Returning to Dr Strangelove, Kubrick deployed satire – the use of humour, or ridicule, to expose people’s follies – throughout his story-telling. This is designed, of course, to make the viewer laugh. It is argued that when people laugh together – in a darkened cinema, for example – it gives them perspective, relief and, most of all, a semblance of community.
Research has shown that humour can lower our defences and make hard truths easier to hear. Moreover, this same research argues that comedy can offer access to complex issues, commonly dissolves social barriers and routinely encourages message sharing.
Hold that thought, but Don’t Look Up
Nearly 60 years after the release of Dr Strangelove, another darkly satirical film, ridiculing the folly of humankind, has been released to critical acclaim. It is already Netflix’s third-mostwatched film, and their most successful project ever.
Titled Don’t Look Up, the story starts with the discovery of a new comet by two astronomers, who soon calculate it is following a trajectory direct to Earth and will cause an extinction-level event for the entire planet in a little over six months’ time.
For the rest of the movie, the two protagonists travel to Washington DC and try – with the help of others – to convince those in charge to do something about it. The problem is probably solvable, if the world unites together to fix it. Unfortunately, nobody wants to listen.
Taken literally, the movie is about a huge comet, of a similar size to the one that hit the Gulf of Mexico circa 65 million years ago and wiped out threequarters of all species on the planet – including the dinosaurs – heading toward Earth. This is not, however, a film about how humanity would respond to a planet-killing comet. It is, instead, a film about how humanity is responding to planet-killing climate change. Satire abounds throughout the movie, with the director – Adam McKay – clearly relying on this humour to make hard truths easier to hear.
Comedy and tragedy – two sides of the same coin
The Paris Agreement, the United Nations Sustainable Development Goals and the Intergovernmental Panel on Climate Change are just three examples of internationally recognised bodies, or protocols, advancing the conversation around the environment.

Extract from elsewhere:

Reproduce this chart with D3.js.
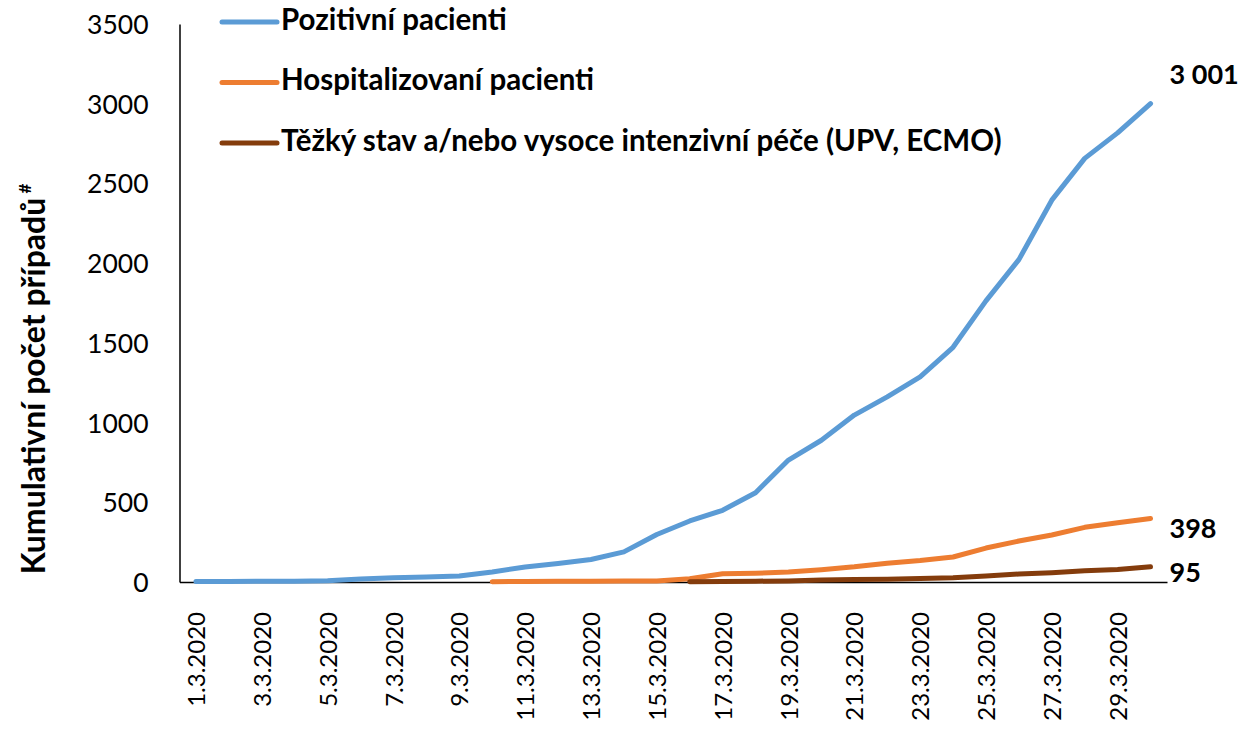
<!DOCTYPE html>
<html lang="cs">
<head>
<meta charset="utf-8">
<title>Kumulativní počet případů</title>
<script src="https://cdn.jsdelivr.net/npm/d3@7/dist/d3.min.js"></script>
<style>
body { margin:0; background:#fff; font-family: Lato, "Open Sans", sans-serif; }
svg text { font-family: Lato, "Open Sans", sans-serif; fill:#000; }
</style>
</head>
<body>
<svg id="chart" width="1243" height="732"></svg>
<script>
var dates = ["1.3.2020","2.3.2020","3.3.2020","4.3.2020","5.3.2020","6.3.2020","7.3.2020","8.3.2020","9.3.2020","10.3.2020",
  "11.3.2020","12.3.2020","13.3.2020","14.3.2020","15.3.2020","16.3.2020","17.3.2020","18.3.2020","19.3.2020","20.3.2020",
  "21.3.2020","22.3.2020","23.3.2020","24.3.2020","25.3.2020","26.3.2020","27.3.2020","28.3.2020","29.3.2020","30.3.2020"];

// null = no value reported yet
var pozitivni = [3,3,5,5,8,19,26,32,38,63,94,116,141,189,298,383,450,560,765,889,1047,1161,1287,1472,1763,2022,2395,2657,2817,3001];
var hospitalizovani = [null,null,null,null,null,null,null,null,null,2,3,4,5,6,7,20,52,55,62,77,95,118,135,157,213,257,295,343,372,398];
var tezky = [null,null,null,null,null,null,null,null,null,null,null,null,null,null,null,2,3,5,7,13,15,18,22,27,38,50,58,70,78,95];

var seriesNames = ["Pozitivní pacienti","Hospitalizovaní pacienti","Těžký stav a/nebo vysoce intenzivní péče (UPV, ECMO)"];
var endLabels = ["3 001","398","95"];
var colors = ["#5b9bd5","#ed7d31","#843c0c"];
var yTicks = [0,500,1000,1500,2000,2500,3000,3500];

var svg = d3.select("#chart");
var mLeft = 179.5, mRight = 1167, mTop = 24, mBottom = 582;

var x = d3.scalePoint().domain(dates).range([mLeft, mRight]).padding(0.5);
var y = d3.scaleLinear().domain([0,3500]).range([mBottom, mTop]);

// y axis
var yAxis = svg.append("g")
  .attr("transform","translate(" + mLeft + ",0)")
  .call(d3.axisLeft(y).tickValues(yTicks).tickFormat(d3.format("d")).tickSize(0).tickPadding(31));
yAxis.select(".domain").attr("stroke","#000").attr("stroke-width",1.5);
yAxis.selectAll("text").style("font-size","26.5px").attr("dy","0.36em");

// x axis
var xAxis = svg.append("g")
  .attr("transform","translate(0," + mBottom + ")")
  .call(d3.axisBottom(x).tickSize(0).tickFormat(function(d,i){ return i % 2 == 0 ? d : ""; }));
xAxis.select(".domain").attr("stroke","#000").attr("stroke-width",1.5);
xAxis.selectAll("text")
  .style("font-size","24px")
  .attr("text-anchor","end")
  .attr("transform","rotate(-90)")
  .attr("x",-30)
  .attr("y",0)
  .attr("dy","0.36em");

// y title
svg.append("text")
  .attr("transform","translate(45,379) rotate(-90)")
  .attr("text-anchor","middle")
  .style("font-size","32px")
  .style("font-weight","bold")
  .text("Kumulativní počet případů")
  .append("tspan")
  .attr("dy","-14")
  .style("font-size","17px")
  .text(" #");

// lines
var allSeries = [pozitivni, hospitalizovani, tezky];
var line = d3.line()
  .defined(function(d){ return d != null; })
  .x(function(d,i){ return x(dates[i]); })
  .y(function(d){ return y(d); });

allSeries.forEach(function(s, k){
  svg.append("path")
    .datum(s)
    .attr("fill","none")
    .attr("stroke",colors[k])
    .attr("stroke-width",5)
    .attr("stroke-linecap","round")
    .attr("stroke-linejoin","round")
    .attr("d",line);
});

// end labels (baseline offsets from the last point)
var endOffset = [-20, 19.5, 15];
endLabels.forEach(function(t,k){
  var s = allSeries[k];
  svg.append("text")
    .attr("x", x(dates[dates.length-1]) + 19)
    .attr("y", y(s[s.length-1]) + endOffset[k])
    .style("font-size","27px")
    .style("font-weight","bold")
    .text(t);
});

// legend
seriesNames.forEach(function(n,k){
  var ly = 22 + k*60.5;
  svg.append("line")
    .attr("x1",222).attr("x2",277)
    .attr("y1",ly).attr("y2",ly)
    .attr("stroke",colors[k])
    .attr("stroke-width",5)
    .attr("stroke-linecap","round");
  svg.append("text")
    .attr("x",281)
    .attr("y",ly + 7.5)
    .style("font-size","29.5px")
    .style("font-weight","bold")
    .text(n);
});
</script>
</body>
</html>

Yet, despite all the work they do, scientists continue to warn that the Earth system is breaking down with breath-taking speed. Climate specialists are increasingly vocal that the public in general, and world leaders in particular, underestimate how rapid, serious and permanent climate and ecological breakdown will be if humankind does not mobilise resources in the size and scale required.
Our ‘carbon budget’ is being depleted fast and researchers continue to ring the alarm bell. Recent news flow around the Thwaite’s Glacier in Antarctica is one such example. The glacier is one of the largest of its kind – similar in size to the UK – with one third of it consisting of large floating ice platforms, or ice shelves. The mighty glacier appears to be undergoing dramatic, accelerating change and scientists are concerned a 45-kilometre-long segment could shatter within the next next three to five years.

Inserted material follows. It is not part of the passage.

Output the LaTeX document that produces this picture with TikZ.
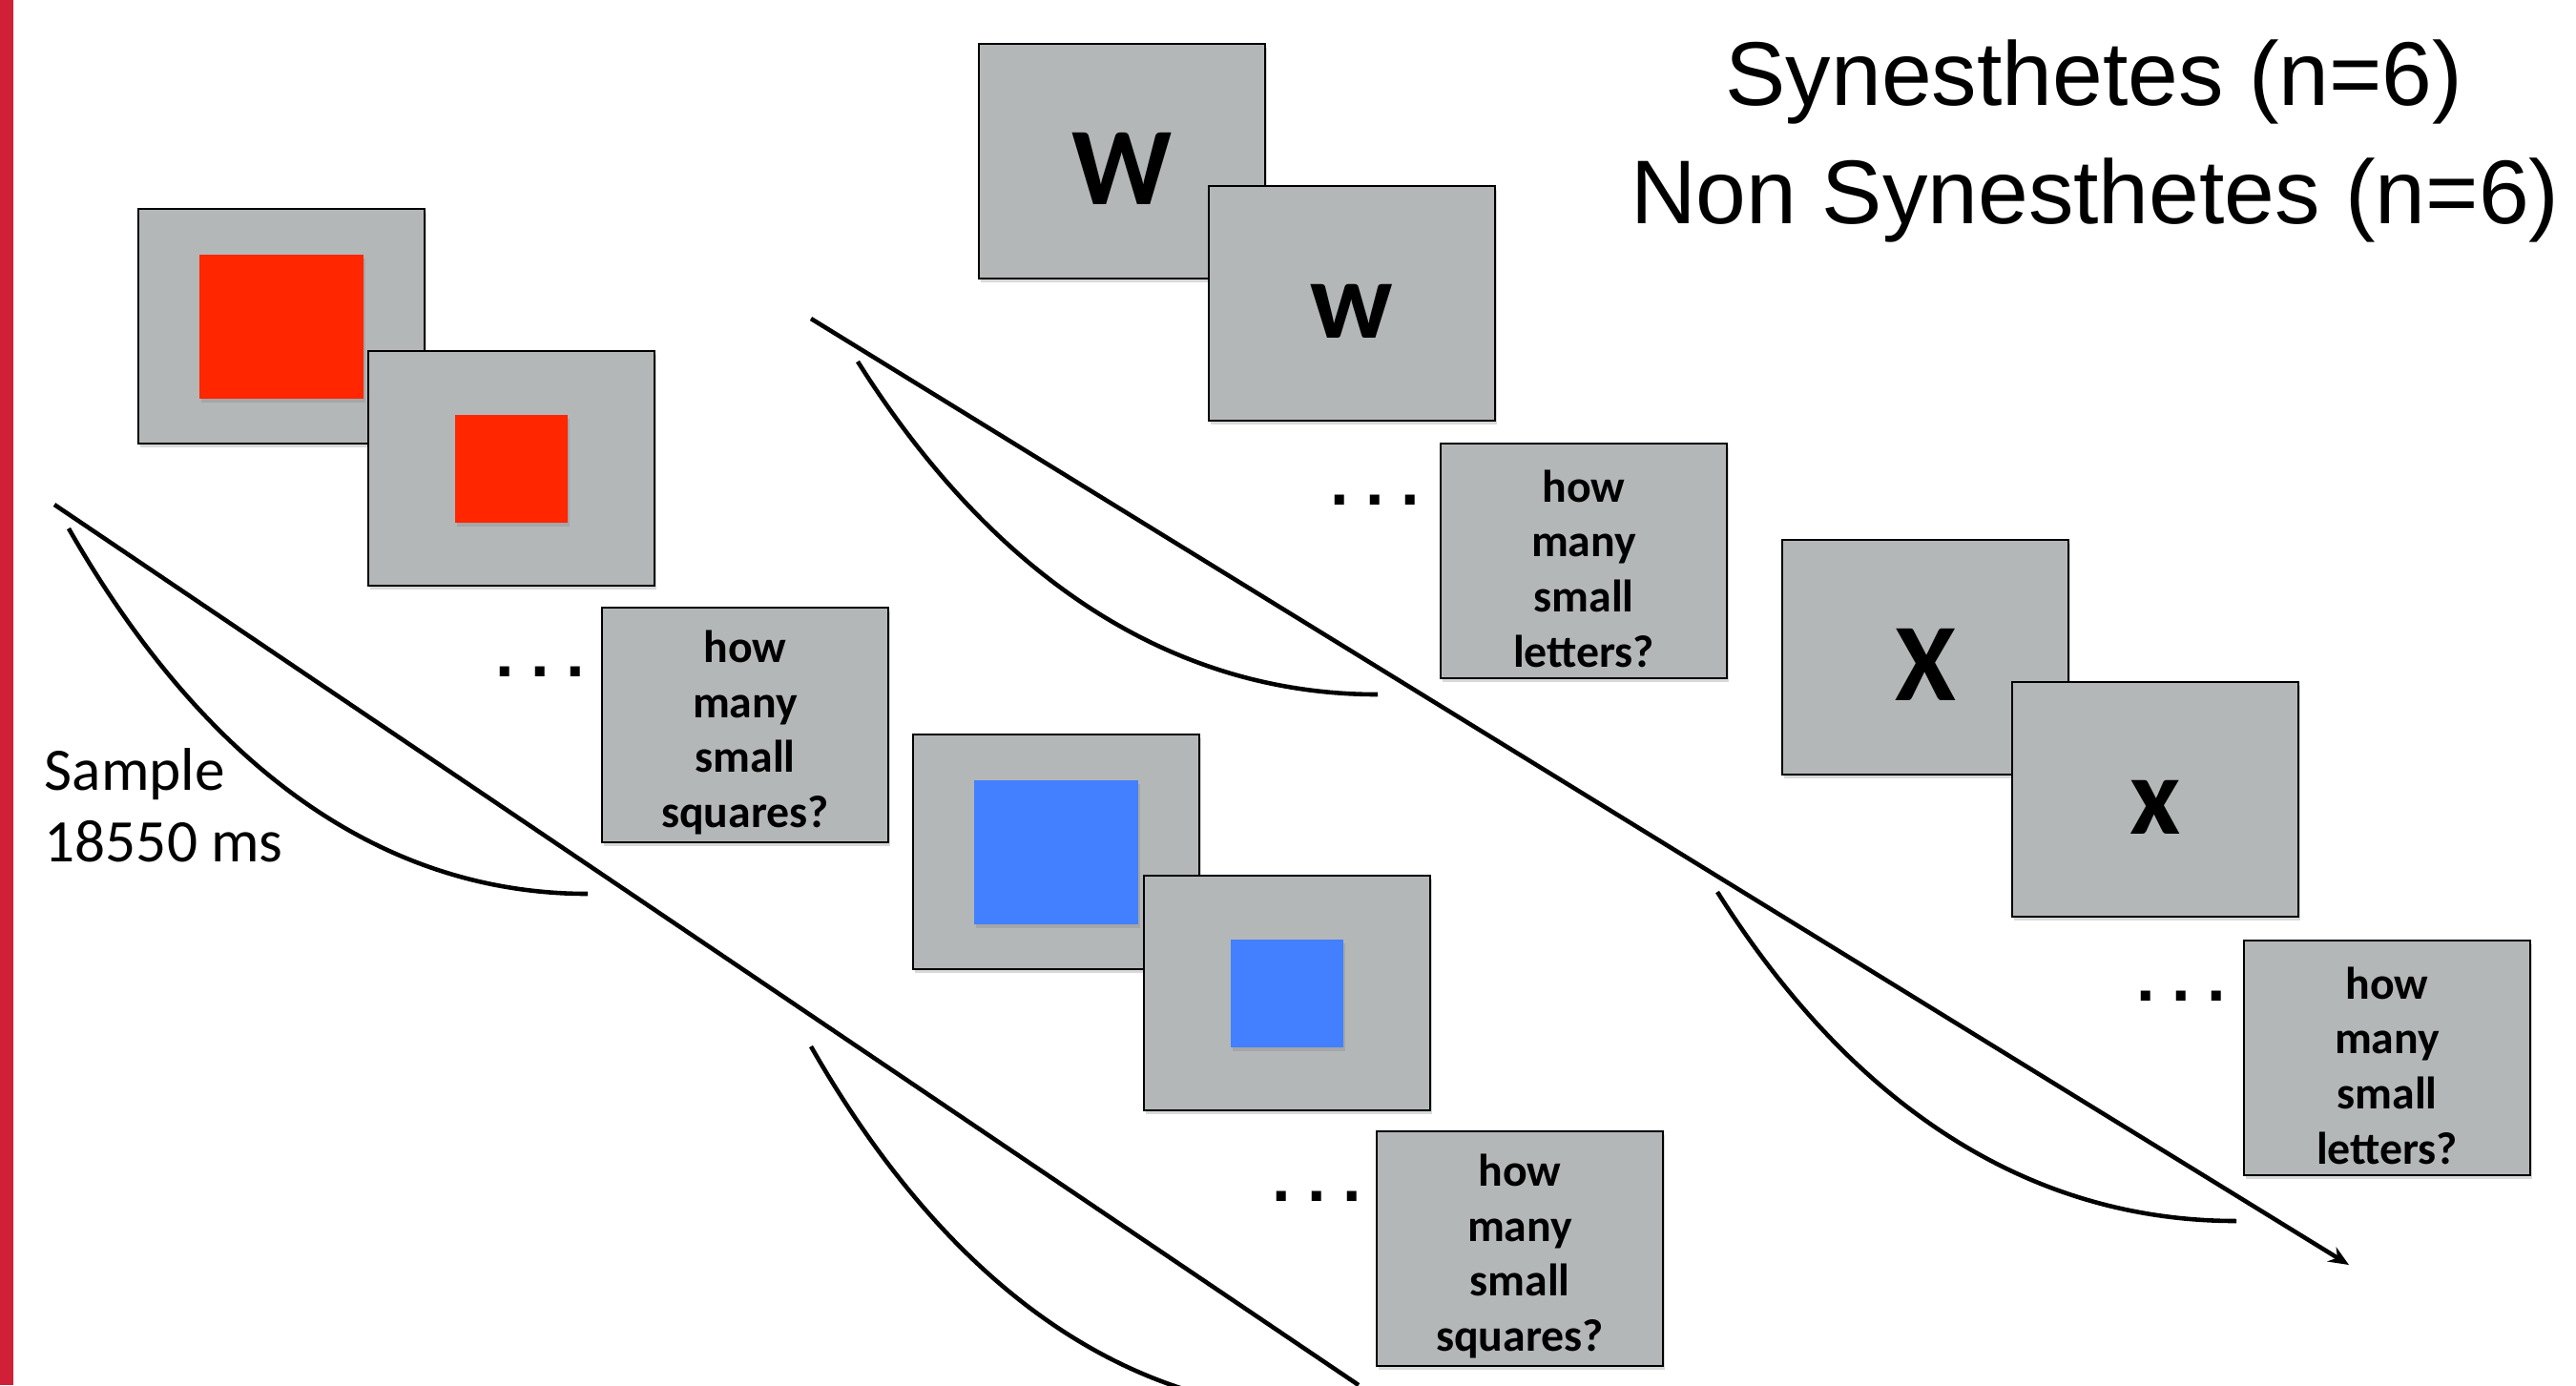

This shelf currently prevents the enormous glacier from slipping into the sea. If it were to shatter, huge amounts of glacial ice would end up melting into the water. This would be enough to increase global sea levels by over half a metre. If this then triggered a chain reaction of glacial melts, the resultant rise in sea levels would probably be catastrophic, with the island of Jersey very vulnerable to the impact this would have.

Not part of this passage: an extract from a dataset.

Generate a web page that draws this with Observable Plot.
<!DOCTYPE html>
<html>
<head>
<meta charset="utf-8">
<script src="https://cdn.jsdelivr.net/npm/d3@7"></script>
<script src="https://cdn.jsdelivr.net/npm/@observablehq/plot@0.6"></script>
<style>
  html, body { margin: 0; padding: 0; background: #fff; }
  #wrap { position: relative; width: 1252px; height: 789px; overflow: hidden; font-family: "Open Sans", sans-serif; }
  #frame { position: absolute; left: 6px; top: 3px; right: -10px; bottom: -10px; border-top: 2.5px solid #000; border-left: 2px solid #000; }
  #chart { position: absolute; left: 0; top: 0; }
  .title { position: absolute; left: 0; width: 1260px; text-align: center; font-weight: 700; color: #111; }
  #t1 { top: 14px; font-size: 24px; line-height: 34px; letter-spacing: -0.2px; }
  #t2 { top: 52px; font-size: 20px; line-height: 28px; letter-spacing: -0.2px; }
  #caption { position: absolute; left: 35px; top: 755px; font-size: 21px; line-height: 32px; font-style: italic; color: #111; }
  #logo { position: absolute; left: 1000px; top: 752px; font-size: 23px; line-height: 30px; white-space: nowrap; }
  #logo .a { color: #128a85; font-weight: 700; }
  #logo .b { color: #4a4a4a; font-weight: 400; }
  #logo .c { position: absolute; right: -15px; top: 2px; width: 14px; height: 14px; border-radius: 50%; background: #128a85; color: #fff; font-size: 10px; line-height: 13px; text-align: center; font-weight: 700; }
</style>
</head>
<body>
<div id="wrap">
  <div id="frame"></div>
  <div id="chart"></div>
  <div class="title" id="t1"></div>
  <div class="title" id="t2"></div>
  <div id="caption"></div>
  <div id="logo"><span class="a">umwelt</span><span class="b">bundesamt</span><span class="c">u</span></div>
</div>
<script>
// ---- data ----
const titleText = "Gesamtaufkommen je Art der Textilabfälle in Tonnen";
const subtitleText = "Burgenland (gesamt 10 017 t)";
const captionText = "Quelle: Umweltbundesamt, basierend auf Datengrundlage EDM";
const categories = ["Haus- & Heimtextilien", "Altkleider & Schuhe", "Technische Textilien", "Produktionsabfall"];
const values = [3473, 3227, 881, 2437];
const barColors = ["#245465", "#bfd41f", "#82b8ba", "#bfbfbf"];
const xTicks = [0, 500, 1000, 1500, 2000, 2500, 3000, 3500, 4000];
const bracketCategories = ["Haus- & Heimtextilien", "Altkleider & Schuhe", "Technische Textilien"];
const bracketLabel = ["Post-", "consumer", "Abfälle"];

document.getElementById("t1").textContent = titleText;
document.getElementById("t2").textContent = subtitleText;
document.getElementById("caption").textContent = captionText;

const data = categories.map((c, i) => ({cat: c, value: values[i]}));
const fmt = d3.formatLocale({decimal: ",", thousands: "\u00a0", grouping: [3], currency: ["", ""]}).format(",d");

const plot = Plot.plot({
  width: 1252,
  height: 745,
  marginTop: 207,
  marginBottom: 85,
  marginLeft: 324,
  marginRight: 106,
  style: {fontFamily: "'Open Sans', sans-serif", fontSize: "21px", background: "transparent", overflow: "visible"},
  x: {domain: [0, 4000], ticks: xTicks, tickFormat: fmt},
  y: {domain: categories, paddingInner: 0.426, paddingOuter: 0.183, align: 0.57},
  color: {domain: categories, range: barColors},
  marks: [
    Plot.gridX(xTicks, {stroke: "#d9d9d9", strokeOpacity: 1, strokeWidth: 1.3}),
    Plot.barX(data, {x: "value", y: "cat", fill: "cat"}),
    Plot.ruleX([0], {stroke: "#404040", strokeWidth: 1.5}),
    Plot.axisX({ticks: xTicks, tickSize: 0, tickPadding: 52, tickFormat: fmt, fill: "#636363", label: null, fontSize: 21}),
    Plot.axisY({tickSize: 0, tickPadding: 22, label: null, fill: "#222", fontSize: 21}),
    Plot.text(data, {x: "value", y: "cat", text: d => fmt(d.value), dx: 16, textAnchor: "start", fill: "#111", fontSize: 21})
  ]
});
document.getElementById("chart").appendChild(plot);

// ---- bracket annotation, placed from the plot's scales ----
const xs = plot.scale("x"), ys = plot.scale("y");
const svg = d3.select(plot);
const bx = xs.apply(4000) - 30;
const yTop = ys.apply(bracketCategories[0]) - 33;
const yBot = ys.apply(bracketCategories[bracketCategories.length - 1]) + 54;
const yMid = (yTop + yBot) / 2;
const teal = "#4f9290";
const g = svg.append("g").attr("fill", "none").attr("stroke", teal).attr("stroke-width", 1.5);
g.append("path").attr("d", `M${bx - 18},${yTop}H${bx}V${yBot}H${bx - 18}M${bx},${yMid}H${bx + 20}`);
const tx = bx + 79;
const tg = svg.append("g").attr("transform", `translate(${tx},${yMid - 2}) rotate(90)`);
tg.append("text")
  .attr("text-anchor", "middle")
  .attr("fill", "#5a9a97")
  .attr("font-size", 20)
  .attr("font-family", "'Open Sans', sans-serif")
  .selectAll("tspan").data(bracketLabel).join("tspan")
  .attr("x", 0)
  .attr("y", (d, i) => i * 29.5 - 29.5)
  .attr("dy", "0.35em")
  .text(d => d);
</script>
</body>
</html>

There is clearly no funny side to what a tragedy this could be. The ‘no one is listening’ message conveyed in Don’t Look Up reflects the public communication task facing the scientific community. Even for those governments committing to net zero – with ours in Jersey being a commendable example – galvanising change, through an engaged public, still seems some way off.
Perhaps now is the time for us locally to consider humour as part of an effective environmental messaging strategy? If done well, it will get us considering the one subject we should all be talking about and ignite that semblance of community that humour has been proved to engender.
Alternatively, the message should be Do Look Up, and pray.